### Record list
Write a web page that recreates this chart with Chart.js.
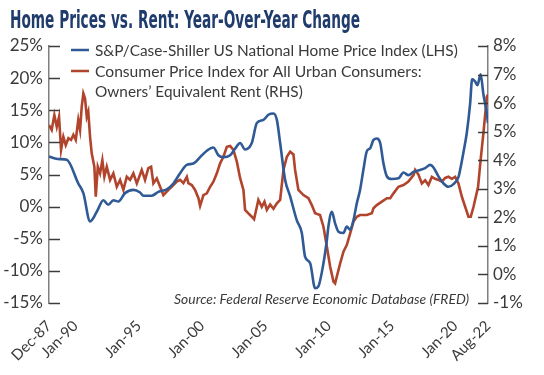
* * *
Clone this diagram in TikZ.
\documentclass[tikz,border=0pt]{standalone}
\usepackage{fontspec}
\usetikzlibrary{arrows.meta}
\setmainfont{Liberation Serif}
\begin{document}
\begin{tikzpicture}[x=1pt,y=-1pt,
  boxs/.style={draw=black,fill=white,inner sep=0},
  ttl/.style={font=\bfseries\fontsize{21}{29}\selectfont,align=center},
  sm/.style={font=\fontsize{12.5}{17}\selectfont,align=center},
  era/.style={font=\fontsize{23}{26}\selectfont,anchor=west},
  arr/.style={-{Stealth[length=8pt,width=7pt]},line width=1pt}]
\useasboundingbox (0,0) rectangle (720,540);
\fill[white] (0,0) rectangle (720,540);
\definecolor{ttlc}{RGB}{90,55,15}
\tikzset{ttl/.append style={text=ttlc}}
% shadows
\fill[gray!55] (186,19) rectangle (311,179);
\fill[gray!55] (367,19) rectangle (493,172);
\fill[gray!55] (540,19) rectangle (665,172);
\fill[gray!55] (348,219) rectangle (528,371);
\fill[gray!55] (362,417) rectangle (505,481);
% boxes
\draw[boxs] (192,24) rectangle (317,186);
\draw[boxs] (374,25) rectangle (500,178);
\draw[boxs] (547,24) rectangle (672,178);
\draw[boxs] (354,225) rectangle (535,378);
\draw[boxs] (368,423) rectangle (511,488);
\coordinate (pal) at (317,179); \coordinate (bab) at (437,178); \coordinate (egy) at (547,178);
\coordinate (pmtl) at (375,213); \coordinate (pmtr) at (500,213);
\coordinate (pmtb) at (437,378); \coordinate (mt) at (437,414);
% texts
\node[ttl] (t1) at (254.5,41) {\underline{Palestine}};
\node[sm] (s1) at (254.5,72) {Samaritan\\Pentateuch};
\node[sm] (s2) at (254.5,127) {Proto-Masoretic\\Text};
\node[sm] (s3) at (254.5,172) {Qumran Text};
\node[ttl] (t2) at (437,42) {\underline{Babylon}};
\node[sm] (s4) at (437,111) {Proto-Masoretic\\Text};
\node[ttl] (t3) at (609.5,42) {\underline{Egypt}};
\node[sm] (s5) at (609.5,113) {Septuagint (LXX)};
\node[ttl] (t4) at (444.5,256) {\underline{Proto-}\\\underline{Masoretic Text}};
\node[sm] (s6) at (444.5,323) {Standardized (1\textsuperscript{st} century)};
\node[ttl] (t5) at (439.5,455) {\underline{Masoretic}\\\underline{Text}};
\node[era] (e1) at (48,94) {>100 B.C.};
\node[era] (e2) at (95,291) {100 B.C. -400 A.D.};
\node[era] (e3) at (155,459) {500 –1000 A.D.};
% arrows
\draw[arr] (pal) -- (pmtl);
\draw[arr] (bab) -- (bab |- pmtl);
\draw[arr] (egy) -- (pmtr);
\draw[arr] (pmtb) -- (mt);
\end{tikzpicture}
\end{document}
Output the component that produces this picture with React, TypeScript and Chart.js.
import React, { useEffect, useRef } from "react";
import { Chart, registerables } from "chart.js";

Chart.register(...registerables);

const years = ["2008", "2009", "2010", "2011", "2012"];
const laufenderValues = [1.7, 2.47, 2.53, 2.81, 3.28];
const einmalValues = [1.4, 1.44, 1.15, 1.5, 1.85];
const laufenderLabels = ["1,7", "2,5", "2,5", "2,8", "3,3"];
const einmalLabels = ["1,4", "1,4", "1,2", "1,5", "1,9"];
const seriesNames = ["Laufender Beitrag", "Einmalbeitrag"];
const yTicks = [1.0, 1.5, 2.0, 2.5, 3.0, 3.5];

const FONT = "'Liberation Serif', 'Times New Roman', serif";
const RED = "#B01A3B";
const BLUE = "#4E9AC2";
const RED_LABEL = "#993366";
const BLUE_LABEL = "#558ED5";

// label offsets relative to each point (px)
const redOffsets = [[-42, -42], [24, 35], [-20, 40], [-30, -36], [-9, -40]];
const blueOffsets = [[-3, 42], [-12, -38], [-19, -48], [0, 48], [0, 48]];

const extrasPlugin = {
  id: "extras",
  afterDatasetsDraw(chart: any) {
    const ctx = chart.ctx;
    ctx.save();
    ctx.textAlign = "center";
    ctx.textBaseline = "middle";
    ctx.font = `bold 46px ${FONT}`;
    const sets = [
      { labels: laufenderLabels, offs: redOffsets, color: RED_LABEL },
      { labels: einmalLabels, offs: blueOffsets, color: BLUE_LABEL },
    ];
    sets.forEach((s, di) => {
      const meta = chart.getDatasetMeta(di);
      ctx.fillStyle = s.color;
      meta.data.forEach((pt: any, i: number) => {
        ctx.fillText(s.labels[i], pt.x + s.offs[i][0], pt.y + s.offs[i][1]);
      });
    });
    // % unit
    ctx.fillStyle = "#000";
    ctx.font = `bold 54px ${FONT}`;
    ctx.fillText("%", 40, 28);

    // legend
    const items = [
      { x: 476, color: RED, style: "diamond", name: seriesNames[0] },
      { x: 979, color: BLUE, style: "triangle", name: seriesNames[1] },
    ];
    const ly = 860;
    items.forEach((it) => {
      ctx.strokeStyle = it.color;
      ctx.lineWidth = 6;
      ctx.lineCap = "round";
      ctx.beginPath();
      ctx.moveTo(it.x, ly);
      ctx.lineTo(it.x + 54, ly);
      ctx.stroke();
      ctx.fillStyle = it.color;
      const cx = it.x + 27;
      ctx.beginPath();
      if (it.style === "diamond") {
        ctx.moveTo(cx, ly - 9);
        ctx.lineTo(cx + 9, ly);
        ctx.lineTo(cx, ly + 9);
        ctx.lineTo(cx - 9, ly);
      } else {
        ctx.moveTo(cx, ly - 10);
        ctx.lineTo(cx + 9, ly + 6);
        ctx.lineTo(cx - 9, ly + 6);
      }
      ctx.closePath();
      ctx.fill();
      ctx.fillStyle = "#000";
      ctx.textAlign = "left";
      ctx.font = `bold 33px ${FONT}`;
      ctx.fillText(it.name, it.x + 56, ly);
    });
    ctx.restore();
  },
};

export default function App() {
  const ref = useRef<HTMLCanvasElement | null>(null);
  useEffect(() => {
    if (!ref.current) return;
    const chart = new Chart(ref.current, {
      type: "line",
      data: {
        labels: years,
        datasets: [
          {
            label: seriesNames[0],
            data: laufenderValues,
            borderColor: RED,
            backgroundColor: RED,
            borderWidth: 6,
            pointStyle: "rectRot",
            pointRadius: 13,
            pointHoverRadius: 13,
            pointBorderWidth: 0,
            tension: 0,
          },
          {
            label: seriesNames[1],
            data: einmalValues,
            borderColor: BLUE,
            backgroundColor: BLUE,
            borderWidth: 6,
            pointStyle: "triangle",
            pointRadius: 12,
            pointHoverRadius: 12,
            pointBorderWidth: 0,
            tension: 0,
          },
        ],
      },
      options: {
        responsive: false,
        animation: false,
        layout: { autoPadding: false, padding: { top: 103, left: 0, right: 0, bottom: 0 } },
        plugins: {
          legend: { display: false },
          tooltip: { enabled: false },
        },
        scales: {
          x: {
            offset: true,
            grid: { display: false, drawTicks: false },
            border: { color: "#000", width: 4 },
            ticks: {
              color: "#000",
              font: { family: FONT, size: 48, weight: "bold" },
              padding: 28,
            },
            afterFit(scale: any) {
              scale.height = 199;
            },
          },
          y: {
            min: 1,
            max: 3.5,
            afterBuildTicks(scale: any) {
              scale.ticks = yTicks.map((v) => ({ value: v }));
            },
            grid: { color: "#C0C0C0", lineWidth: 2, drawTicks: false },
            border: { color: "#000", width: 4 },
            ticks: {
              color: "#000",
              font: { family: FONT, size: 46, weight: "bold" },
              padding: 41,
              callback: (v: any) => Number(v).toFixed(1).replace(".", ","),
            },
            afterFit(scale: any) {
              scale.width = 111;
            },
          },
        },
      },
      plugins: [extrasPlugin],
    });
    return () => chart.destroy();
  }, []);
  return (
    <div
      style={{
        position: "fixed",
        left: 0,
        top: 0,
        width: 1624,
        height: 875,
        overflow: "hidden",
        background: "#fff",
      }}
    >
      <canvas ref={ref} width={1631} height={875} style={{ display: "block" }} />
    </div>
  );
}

### Given task
Of the lines above, retype only those from the line containing "Output the component" through the line containing "Chart.register(...registerables);", including both, exactly.

### Task result
Output the component that produces this picture with React, TypeScript and Chart.js.
import React, { useEffect, useRef } from "react";
import { Chart, registerables } from "chart.js";

Chart.register(...registerables);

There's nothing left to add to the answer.